**Do this:** Reproduce exactly the run of lines from the one containing "Convert this diagram to TikZ code." through the one containing "(win2.south) -- (fwin2.north);". Pictures do not belong in the copy.

**Listing:**

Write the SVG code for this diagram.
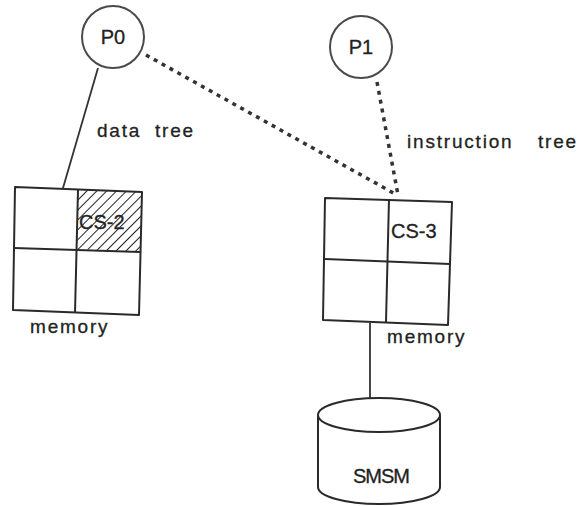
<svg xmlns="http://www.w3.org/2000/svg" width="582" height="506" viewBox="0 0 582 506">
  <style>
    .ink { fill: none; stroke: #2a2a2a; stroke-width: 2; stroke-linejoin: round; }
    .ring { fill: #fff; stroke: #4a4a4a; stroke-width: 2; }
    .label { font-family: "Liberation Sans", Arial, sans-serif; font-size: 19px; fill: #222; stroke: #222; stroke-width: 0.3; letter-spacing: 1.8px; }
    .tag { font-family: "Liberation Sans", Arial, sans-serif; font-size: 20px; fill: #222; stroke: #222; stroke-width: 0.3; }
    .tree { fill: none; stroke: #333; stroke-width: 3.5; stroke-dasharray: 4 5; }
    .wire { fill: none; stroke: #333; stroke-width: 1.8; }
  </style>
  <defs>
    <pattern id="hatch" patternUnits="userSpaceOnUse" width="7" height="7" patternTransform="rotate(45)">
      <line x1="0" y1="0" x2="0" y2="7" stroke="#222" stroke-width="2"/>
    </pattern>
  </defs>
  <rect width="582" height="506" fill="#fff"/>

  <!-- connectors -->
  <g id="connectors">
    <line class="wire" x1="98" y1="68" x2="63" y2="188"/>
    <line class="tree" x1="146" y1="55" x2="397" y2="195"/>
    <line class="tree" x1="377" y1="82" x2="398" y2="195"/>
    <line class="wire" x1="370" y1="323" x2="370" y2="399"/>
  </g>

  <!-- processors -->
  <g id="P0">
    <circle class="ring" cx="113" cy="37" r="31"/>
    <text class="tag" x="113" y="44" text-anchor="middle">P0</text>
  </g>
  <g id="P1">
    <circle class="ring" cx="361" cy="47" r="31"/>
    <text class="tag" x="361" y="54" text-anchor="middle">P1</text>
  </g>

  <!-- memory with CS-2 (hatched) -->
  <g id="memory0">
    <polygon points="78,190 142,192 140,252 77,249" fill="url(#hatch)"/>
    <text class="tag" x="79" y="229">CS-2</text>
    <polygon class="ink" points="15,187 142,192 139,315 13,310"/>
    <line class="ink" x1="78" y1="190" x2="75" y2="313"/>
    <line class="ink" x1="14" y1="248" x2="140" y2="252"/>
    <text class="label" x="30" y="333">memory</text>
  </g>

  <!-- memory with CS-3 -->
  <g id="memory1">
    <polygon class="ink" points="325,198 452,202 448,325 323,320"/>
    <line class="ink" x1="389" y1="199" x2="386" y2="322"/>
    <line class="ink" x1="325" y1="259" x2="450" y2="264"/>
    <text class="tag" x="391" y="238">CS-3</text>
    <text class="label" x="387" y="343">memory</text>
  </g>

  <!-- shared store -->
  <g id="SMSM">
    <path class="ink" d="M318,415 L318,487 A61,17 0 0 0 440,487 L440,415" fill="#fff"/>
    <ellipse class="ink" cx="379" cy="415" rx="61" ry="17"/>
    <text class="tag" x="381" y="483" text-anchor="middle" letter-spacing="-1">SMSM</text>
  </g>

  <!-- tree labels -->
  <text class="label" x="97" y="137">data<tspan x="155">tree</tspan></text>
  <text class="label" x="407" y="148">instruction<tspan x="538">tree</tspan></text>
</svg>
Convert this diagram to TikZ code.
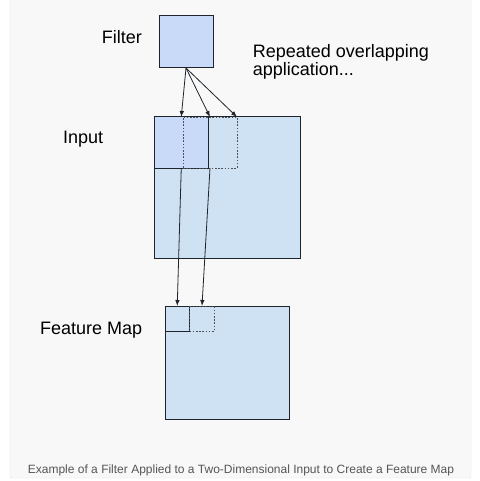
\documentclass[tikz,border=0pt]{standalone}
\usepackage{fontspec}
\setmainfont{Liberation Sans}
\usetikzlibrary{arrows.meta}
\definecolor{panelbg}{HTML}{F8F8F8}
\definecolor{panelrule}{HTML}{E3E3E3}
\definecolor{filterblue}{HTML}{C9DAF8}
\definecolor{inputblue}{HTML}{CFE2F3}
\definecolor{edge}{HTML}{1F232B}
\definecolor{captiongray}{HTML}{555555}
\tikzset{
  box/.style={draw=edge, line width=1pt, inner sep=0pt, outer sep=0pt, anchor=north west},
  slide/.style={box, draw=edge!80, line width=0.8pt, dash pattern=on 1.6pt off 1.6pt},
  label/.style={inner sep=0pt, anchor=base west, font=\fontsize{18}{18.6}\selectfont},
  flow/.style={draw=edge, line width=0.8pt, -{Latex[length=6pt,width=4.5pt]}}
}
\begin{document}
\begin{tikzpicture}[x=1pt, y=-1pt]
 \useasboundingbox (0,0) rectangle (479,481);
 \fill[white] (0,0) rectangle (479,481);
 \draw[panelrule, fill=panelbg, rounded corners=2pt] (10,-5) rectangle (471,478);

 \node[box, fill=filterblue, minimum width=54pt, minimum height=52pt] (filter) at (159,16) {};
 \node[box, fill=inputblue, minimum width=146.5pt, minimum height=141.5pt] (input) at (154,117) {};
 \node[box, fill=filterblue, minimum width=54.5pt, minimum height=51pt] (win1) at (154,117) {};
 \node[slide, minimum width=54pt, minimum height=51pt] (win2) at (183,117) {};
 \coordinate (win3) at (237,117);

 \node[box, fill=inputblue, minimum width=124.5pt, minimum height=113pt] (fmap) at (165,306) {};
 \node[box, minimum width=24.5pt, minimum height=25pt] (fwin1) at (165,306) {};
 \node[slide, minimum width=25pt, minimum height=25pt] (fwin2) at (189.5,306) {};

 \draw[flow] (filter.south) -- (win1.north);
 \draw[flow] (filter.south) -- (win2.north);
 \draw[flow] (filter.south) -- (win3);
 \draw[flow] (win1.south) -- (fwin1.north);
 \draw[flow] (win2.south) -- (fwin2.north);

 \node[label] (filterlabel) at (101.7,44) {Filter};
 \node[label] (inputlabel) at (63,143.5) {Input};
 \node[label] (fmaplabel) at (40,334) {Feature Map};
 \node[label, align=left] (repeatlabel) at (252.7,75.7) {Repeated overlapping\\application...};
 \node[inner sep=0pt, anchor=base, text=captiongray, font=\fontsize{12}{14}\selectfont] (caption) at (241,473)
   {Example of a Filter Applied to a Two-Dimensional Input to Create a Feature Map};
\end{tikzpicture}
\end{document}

...

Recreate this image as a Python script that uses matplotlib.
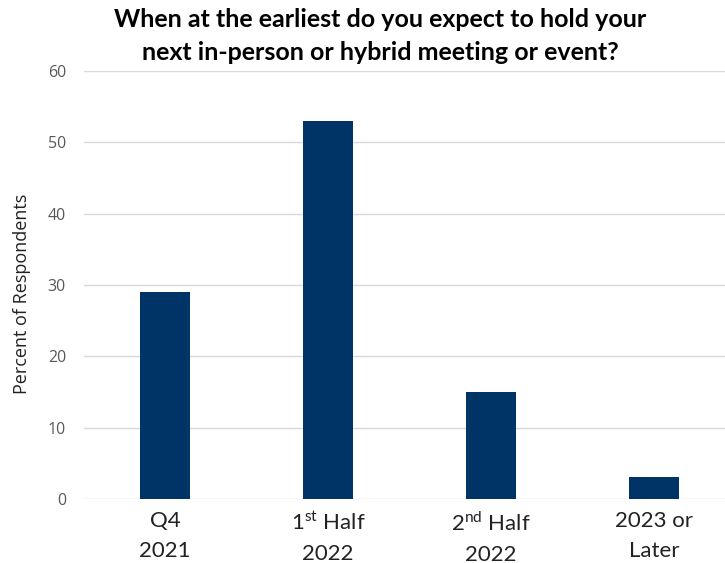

...

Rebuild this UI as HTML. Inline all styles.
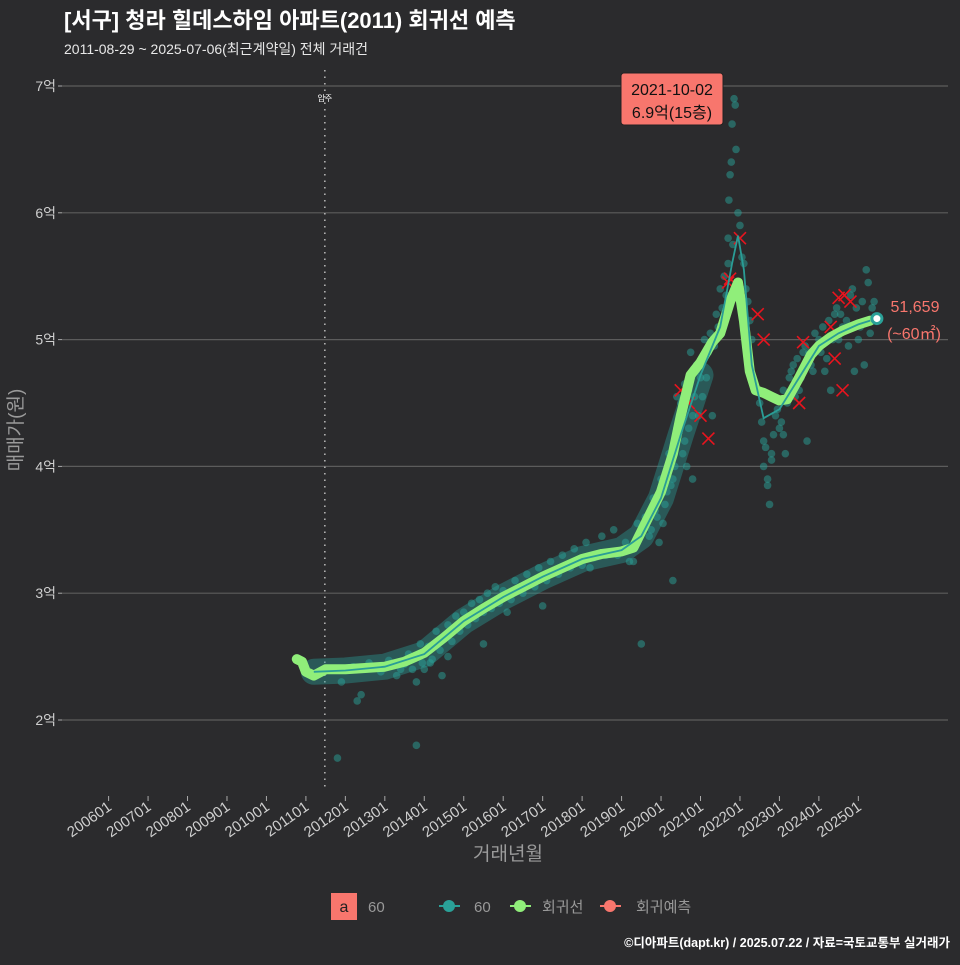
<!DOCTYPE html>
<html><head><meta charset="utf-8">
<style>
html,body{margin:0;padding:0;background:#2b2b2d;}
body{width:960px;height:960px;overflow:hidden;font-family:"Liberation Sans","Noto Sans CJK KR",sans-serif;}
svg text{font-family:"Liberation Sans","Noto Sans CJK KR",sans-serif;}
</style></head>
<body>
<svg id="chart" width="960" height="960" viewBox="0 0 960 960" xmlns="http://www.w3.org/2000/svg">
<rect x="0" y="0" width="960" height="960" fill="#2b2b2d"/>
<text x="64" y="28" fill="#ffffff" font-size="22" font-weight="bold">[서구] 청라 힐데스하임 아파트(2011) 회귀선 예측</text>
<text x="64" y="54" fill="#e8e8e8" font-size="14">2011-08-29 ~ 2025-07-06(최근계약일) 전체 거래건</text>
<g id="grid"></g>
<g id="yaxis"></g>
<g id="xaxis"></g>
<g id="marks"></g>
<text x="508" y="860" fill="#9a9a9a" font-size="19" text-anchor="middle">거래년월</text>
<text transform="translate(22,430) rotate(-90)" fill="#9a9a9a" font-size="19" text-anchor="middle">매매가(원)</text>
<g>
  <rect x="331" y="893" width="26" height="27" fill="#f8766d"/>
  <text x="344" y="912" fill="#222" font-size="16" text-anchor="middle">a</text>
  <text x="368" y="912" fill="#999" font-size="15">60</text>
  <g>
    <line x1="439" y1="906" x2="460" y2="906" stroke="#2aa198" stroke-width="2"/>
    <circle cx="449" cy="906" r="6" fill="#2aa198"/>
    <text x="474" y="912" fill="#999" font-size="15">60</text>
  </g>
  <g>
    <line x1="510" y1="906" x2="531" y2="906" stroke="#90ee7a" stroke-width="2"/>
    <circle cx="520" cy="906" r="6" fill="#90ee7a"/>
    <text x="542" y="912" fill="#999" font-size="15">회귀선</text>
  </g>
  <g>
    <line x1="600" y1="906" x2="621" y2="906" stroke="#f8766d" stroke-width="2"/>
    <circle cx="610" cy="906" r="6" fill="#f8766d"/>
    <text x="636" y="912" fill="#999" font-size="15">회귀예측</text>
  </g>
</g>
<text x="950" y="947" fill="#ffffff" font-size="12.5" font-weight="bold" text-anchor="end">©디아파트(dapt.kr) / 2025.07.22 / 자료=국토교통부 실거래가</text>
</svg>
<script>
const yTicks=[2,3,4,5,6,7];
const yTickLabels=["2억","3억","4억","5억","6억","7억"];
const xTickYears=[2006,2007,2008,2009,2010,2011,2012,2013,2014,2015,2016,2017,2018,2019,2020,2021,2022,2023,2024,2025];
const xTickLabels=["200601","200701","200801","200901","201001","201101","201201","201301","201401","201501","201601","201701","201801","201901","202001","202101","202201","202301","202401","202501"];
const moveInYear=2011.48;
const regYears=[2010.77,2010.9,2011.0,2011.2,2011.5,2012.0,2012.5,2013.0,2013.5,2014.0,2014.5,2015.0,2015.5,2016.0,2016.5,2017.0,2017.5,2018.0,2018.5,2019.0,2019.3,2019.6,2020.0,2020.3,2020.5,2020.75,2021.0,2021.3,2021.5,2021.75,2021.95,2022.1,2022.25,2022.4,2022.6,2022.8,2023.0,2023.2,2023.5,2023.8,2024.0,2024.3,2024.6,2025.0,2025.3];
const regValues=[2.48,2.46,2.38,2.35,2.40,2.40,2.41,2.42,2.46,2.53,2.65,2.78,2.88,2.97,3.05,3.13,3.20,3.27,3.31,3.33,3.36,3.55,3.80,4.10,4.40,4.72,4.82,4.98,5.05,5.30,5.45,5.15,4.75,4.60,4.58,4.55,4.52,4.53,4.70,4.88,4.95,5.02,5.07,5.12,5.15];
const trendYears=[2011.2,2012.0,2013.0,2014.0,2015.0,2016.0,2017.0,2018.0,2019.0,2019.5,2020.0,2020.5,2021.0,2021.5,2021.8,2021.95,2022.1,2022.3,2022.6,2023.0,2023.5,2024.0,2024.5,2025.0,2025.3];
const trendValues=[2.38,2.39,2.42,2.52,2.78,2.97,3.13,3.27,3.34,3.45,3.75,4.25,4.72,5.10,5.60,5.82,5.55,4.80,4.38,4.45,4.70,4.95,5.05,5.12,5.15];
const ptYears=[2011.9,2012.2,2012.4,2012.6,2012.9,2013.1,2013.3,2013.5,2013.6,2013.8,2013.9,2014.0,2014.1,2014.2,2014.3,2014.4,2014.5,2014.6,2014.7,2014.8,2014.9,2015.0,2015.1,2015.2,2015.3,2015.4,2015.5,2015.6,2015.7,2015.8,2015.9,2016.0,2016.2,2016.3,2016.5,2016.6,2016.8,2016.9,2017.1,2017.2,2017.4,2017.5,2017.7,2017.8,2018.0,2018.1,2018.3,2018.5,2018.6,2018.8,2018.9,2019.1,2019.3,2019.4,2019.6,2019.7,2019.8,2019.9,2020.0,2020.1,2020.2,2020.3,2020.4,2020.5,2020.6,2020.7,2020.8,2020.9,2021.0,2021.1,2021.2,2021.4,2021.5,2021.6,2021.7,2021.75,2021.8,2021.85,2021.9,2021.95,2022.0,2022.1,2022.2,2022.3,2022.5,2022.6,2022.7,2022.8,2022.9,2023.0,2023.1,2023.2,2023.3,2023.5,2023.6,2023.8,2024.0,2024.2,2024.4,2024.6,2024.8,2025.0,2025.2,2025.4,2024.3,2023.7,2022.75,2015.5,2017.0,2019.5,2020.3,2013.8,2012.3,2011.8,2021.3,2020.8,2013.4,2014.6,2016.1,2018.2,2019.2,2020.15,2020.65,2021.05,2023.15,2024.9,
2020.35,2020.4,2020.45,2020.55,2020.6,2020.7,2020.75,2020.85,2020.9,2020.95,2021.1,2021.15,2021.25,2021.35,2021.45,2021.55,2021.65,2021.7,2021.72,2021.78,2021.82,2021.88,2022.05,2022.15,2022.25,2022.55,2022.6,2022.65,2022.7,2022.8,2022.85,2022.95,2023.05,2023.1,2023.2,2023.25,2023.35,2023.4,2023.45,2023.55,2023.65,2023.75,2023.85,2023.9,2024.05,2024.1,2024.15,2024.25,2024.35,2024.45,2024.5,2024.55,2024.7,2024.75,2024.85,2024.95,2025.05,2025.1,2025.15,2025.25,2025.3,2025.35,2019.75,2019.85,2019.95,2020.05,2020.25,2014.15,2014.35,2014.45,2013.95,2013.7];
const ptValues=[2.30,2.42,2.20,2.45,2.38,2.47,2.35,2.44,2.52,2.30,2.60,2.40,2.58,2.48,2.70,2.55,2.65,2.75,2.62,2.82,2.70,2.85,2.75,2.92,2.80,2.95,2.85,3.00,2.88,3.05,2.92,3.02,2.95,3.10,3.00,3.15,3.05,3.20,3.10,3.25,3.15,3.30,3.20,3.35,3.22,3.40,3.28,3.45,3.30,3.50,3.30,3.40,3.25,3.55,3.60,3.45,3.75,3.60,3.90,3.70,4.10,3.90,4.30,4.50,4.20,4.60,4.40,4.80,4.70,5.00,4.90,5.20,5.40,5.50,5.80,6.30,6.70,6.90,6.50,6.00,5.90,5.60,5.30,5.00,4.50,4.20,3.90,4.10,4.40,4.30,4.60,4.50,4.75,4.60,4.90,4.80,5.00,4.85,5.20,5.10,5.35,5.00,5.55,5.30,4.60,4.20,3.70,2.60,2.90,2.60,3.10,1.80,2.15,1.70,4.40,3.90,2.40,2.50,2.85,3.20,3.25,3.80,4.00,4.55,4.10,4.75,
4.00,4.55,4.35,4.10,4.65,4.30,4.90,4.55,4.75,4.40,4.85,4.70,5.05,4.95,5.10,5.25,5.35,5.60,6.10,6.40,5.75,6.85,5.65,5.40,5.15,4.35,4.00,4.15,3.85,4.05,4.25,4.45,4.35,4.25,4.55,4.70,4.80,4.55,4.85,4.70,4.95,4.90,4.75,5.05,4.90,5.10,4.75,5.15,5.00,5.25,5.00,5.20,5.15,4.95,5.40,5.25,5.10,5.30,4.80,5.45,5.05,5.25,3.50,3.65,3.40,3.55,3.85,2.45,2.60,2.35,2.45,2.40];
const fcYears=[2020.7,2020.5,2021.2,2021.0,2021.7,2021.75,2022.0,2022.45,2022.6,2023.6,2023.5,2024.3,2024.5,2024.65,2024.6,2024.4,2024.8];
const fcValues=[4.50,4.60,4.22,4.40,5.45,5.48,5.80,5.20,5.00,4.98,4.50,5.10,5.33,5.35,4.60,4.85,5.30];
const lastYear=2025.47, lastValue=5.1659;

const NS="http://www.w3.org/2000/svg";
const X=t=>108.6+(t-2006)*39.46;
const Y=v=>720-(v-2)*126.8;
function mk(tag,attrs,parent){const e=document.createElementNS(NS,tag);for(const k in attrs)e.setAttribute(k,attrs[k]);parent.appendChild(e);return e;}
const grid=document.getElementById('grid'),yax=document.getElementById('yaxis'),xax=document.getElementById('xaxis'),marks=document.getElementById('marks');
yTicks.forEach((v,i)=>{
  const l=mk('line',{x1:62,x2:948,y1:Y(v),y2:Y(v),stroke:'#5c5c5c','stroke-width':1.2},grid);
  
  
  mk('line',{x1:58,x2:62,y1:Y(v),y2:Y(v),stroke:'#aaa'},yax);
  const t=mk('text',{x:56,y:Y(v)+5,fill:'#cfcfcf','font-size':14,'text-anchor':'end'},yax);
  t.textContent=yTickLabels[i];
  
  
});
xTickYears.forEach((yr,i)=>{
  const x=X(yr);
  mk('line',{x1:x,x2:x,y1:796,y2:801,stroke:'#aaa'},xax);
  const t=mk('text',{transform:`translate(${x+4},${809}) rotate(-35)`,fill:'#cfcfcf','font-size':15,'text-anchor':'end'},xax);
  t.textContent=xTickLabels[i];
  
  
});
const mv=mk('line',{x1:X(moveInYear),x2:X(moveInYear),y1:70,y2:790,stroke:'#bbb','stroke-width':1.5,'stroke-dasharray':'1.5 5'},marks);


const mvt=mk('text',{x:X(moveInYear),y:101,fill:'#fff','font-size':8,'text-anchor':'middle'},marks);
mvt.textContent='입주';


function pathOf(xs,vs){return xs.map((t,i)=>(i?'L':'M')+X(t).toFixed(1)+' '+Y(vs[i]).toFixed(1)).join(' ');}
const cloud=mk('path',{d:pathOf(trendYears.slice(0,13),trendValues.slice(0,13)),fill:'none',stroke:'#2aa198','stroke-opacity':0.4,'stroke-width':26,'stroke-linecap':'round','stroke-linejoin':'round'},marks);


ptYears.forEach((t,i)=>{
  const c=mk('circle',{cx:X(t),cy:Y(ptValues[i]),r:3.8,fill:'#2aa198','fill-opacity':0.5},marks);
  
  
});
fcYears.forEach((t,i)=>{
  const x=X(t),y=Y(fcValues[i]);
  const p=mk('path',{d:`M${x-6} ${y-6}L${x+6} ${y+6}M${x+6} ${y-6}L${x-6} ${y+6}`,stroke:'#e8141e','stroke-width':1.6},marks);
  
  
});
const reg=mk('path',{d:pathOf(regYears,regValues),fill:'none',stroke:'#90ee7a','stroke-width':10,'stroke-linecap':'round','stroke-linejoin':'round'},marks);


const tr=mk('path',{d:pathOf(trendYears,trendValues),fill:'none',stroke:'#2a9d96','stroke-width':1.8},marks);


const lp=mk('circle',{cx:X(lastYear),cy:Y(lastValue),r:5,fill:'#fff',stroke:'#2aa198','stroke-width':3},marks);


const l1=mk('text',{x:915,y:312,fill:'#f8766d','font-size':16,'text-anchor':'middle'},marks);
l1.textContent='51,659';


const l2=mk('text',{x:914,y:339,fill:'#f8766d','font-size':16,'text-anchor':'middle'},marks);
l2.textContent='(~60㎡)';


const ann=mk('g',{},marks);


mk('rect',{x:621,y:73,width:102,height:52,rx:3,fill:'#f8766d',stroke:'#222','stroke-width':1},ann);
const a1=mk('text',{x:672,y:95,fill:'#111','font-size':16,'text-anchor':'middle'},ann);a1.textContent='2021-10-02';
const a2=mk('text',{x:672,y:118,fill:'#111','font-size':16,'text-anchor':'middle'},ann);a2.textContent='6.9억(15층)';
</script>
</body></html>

**Exercise answer:**
Convert this diagram to TikZ code.
\documentclass[tikz,border=0pt]{standalone}
\usepackage{fontspec}
\setmainfont{Liberation Sans}
\usetikzlibrary{arrows.meta}
\definecolor{panelbg}{HTML}{F8F8F8}
\definecolor{panelrule}{HTML}{E3E3E3}
\definecolor{filterblue}{HTML}{C9DAF8}
\definecolor{inputblue}{HTML}{CFE2F3}
\definecolor{edge}{HTML}{1F232B}
\definecolor{captiongray}{HTML}{555555}
\tikzset{
  box/.style={draw=edge, line width=1pt, inner sep=0pt, outer sep=0pt, anchor=north west},
  slide/.style={box, draw=edge!80, line width=0.8pt, dash pattern=on 1.6pt off 1.6pt},
  label/.style={inner sep=0pt, anchor=base west, font=\fontsize{18}{18.6}\selectfont},
  flow/.style={draw=edge, line width=0.8pt, -{Latex[length=6pt,width=4.5pt]}}
}
\begin{document}
\begin{tikzpicture}[x=1pt, y=-1pt]
 \useasboundingbox (0,0) rectangle (479,481);
 \fill[white] (0,0) rectangle (479,481);
 \draw[panelrule, fill=panelbg, rounded corners=2pt] (10,-5) rectangle (471,478);

 \node[box, fill=filterblue, minimum width=54pt, minimum height=52pt] (filter) at (159,16) {};
 \node[box, fill=inputblue, minimum width=146.5pt, minimum height=141.5pt] (input) at (154,117) {};
 \node[box, fill=filterblue, minimum width=54.5pt, minimum height=51pt] (win1) at (154,117) {};
 \node[slide, minimum width=54pt, minimum height=51pt] (win2) at (183,117) {};
 \coordinate (win3) at (237,117);

 \node[box, fill=inputblue, minimum width=124.5pt, minimum height=113pt] (fmap) at (165,306) {};
 \node[box, minimum width=24.5pt, minimum height=25pt] (fwin1) at (165,306) {};
 \node[slide, minimum width=25pt, minimum height=25pt] (fwin2) at (189.5,306) {};

 \draw[flow] (filter.south) -- (win1.north);
 \draw[flow] (filter.south) -- (win2.north);
 \draw[flow] (filter.south) -- (win3);
 \draw[flow] (win1.south) -- (fwin1.north);
 \draw[flow] (win2.south) -- (fwin2.north);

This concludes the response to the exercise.